──────── PROVIDED MATERIAL ────────

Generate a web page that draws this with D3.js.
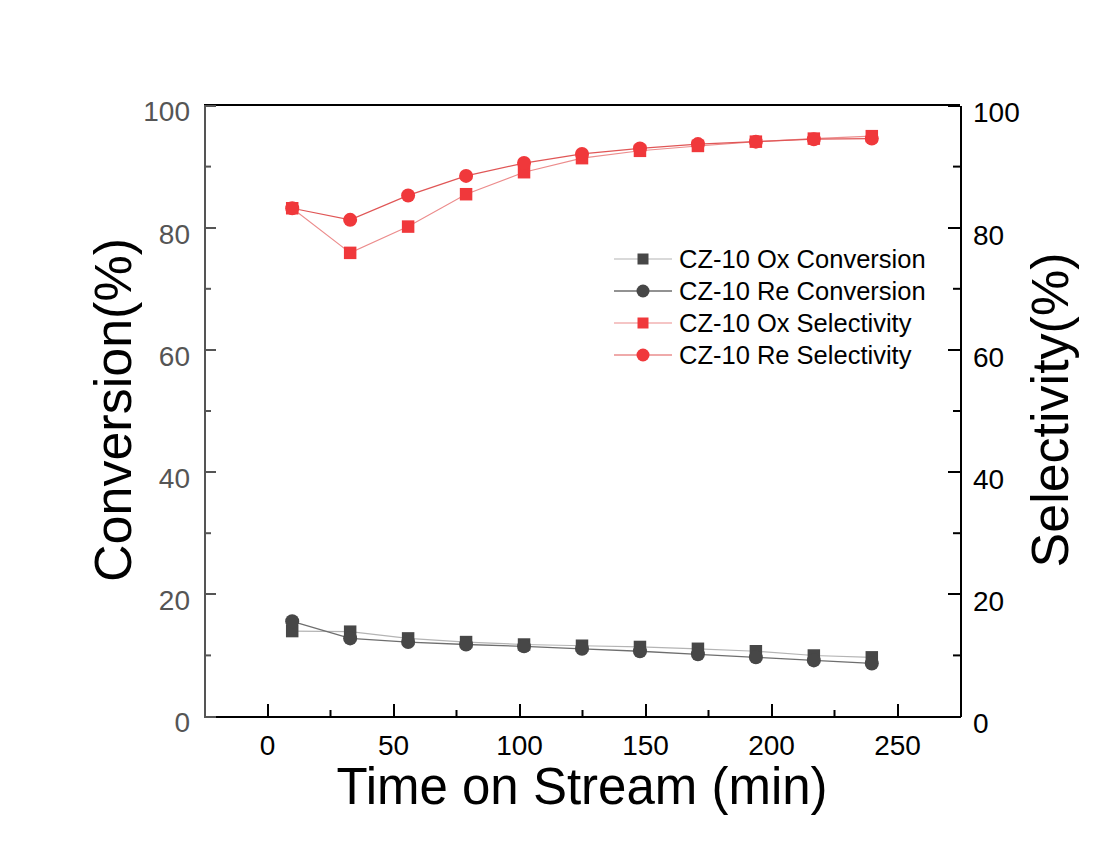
<!DOCTYPE html>
<html lang="en">
<head>
  <meta charset="UTF-8">
  <title>CZ-10 Conversion / Selectivity</title>
  <style>
    body { margin: 0; background: #fff; }
    svg { display: block; font-family: 'Liberation Sans', Arial, sans-serif; }
    .axis path, .axis line { shape-rendering: crispEdges; }
  </style>
</head>
<body>
  <svg id="chart" width="1100" height="849"></svg>

  <script src="https://d3js.org/d3.v7.min.js"></script>
  <script>
    // time on stream (min)
    const times = [10, 33, 56, 79, 102, 125, 148, 171, 194, 217, 240];

    // conversion (%) - left axis
    const oxConversion = [13.9, 13.8, 12.7, 12.1, 11.7, 11.5, 11.3, 11.0, 10.6, 9.9, 9.6];
    const reConversion = [15.5, 12.7, 12.1, 11.7, 11.4, 11.0, 10.6, 10.1, 9.6, 9.1, 8.6];

    // selectivity (%) - right axis
    const oxSelectivity = [83.1, 75.8, 80.1, 85.4, 89.0, 91.3, 92.5, 93.3, 94.0, 94.5, 94.9];
    const reSelectivity = [83.1, 81.2, 85.2, 88.4, 90.5, 92.0, 92.9, 93.6, 94.0, 94.4, 94.5];

    const xMajor = [0, 50, 100, 150, 200, 250];
    const xMinor = [25, 75, 125, 175, 225];
    const yMajor = [0, 20, 40, 60, 80, 100];
    const yMinor = [10, 30, 50, 70, 90];

    const series = [
      { name: 'CZ-10 Ox Conversion', values: oxConversion, axis: 'left', shape: 'square', fill: '#474747', line: '#b4b4b4', lw: 1.2 },
      { name: 'CZ-10 Re Conversion', values: reConversion, axis: 'left', shape: 'circle', fill: '#474747', line: '#6e6e6e', lw: 1.3 },
      { name: 'CZ-10 Ox Selectivity', values: oxSelectivity, axis: 'right', shape: 'square', fill: '#f0383b', line: '#ec8c8c', lw: 1.1 },
      { name: 'CZ-10 Re Selectivity', values: reSelectivity, axis: 'right', shape: 'circle', fill: '#f0383b', line: '#e05656', lw: 1.2 }
    ];

    const svg = d3.select('#chart');
    const pLeft = 204, pRight = 960, pTop = 105, pBottom = 716;

    const x = d3.scaleLinear().domain([-25, 275]).range([pLeft, pRight]);
    const yL = d3.scaleLinear().domain([0, 100]).range([pBottom, pTop]);
    const yR = d3.scaleLinear().domain([0, 100]).range([pBottom, pTop]);

    // lines + markers
    const line = (yScale) => d3.line().x((d, i) => x(times[i])).y(d => yScale(d));

    const symSquare = d3.symbol().type(d3.symbolSquare).size(156);

    series.forEach(s => {
      const ys = s.axis === 'left' ? yL : yR;
      svg.append('path')
        .datum(s.values)
        .attr('fill', 'none')
        .attr('stroke', s.line)
        .attr('stroke-width', s.lw)
        .attr('d', line(ys));
    });

    // squares under circles
    ['square', 'circle'].forEach(shape => {
      series.filter(s => s.shape === shape).forEach(s => {
        const ys = s.axis === 'left' ? yL : yR;
        const g = svg.append('g').attr('fill', s.fill);
        if (shape === 'square') {
          g.selectAll('path').data(s.values).enter().append('path')
            .attr('d', symSquare)
            .attr('transform', (d, i) => `translate(${x(times[i])},${ys(d)})`);
        } else {
          g.selectAll('circle').data(s.values).enter().append('circle')
            .attr('cx', (d, i) => x(times[i]))
            .attr('cy', d => ys(d))
            .attr('r', 7);
        }
      });
    });

    // axes
    function styleAxis(g, color) {
      g.attr('class', 'axis');
      g.select('.domain').attr('stroke', color).attr('stroke-width', 2);
      g.selectAll('.tick line').attr('stroke', color).attr('stroke-width', 2);
      g.selectAll('.tick text').attr('fill', color).style('font-size', '28px');
    }

    // top border
    svg.append('line')
      .attr('x1', pLeft).attr('x2', pRight).attr('y1', pTop).attr('y2', pTop)
      .attr('stroke', '#000').attr('stroke-width', 2);

    const gx = svg.append('g').attr('transform', `translate(0,${pBottom})`)
      .call(d3.axisBottom(x).tickValues(xMajor).tickSize(-12).tickSizeOuter(0).tickPadding(19));
    styleAxis(gx, '#000');
    gx.selectAll('.tick text').attr('dy', '0.71em');
    const gxm = svg.append('g').attr('transform', `translate(0,${pBottom})`)
      .call(d3.axisBottom(x).tickValues(xMinor).tickSize(-6).tickFormat(''));
    gxm.select('.domain').remove();
    gxm.selectAll('.tick line').attr('stroke', '#000').attr('stroke-width', 2);

    const gl = svg.append('g').attr('transform', `translate(${pLeft},0)`)
      .call(d3.axisLeft(yL).tickValues(yMajor).tickSize(-12).tickSizeOuter(0).tickPadding(14));
    styleAxis(gl, '#555');
    gl.selectAll('.tick text').attr('dy', '0.57em');
    const glm = svg.append('g').attr('transform', `translate(${pLeft},0)`)
      .call(d3.axisLeft(yL).tickValues(yMinor).tickSize(-7).tickFormat(''));
    glm.select('.domain').remove();
    glm.selectAll('.tick line').attr('stroke', '#555').attr('stroke-width', 2);

    const gr = svg.append('g').attr('transform', `translate(${pRight},0)`)
      .call(d3.axisRight(yR).tickValues(yMajor).tickSize(-12).tickSizeOuter(0).tickPadding(13));
    styleAxis(gr, '#000');
    gr.selectAll('.tick text').attr('dy', '0.6em');
    const grm = svg.append('g').attr('transform', `translate(${pRight},0)`)
      .call(d3.axisRight(yR).tickValues(yMinor).tickSize(-7).tickFormat(''));
    grm.select('.domain').remove();
    grm.selectAll('.tick line').attr('stroke', '#000').attr('stroke-width', 2);

    // axis titles
    svg.append('text')
      .attr('x', 582).attr('y', 804)
      .attr('text-anchor', 'middle')
      .style('font-size', '51px')
      .text('Time on Stream (min)');

    svg.append('text')
      .attr('transform', 'translate(131,410) rotate(-90)')
      .attr('text-anchor', 'middle')
      .style('font-size', '52px')
      .text('Conversion(%)');

    svg.append('text')
      .attr('transform', 'translate(1068,410) rotate(-90)')
      .attr('text-anchor', 'middle')
      .style('font-size', '52px')
      .text('Selectivity(%)');

    // legend
    const legend = svg.append('g').attr('transform', 'translate(614,259)');
    series.forEach((s, i) => {
      const row = legend.append('g').attr('transform', `translate(0,${i * 32})`);
      row.append('line').attr('x1', 0).attr('x2', 58).attr('y1', 0).attr('y2', 0)
        .attr('stroke', s.line).attr('stroke-width', s.lw);
      if (s.shape === 'square') {
        row.append('path').attr('d', d3.symbol().type(d3.symbolSquare).size(121)())
          .attr('transform', 'translate(29,0)').attr('fill', s.fill);
      } else {
        row.append('circle').attr('cx', 29).attr('cy', 0).attr('r', 6.5).attr('fill', s.fill);
      }
      row.append('text').attr('x', 65).attr('y', 0).attr('dy', '0.36em')
        .style('font-size', '25.5px').text(s.name);
    });
  </script>
</body>
</html>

────────

→ SET PROBLEM:
Leave out the pictures. Transcribe only the lines above, from the first through the one that contains "9.6, 9.1, 8.6];".

→ COMPLETE ANSWER:
Generate a web page that draws this with D3.js.
<!DOCTYPE html>
<html lang="en">
<head>
  <meta charset="UTF-8">
  <title>CZ-10 Conversion / Selectivity</title>
  <style>
    body { margin: 0; background: #fff; }
    svg { display: block; font-family: 'Liberation Sans', Arial, sans-serif; }
    .axis path, .axis line { shape-rendering: crispEdges; }
  </style>
</head>
<body>
  <svg id="chart" width="1100" height="849"></svg>

  <script src="https://d3js.org/d3.v7.min.js"></script>
  <script>
    // time on stream (min)
    const times = [10, 33, 56, 79, 102, 125, 148, 171, 194, 217, 240];

    // conversion (%) - left axis
    const oxConversion = [13.9, 13.8, 12.7, 12.1, 11.7, 11.5, 11.3, 11.0, 10.6, 9.9, 9.6];
    const reConversion = [15.5, 12.7, 12.1, 11.7, 11.4, 11.0, 10.6, 10.1, 9.6, 9.1, 8.6];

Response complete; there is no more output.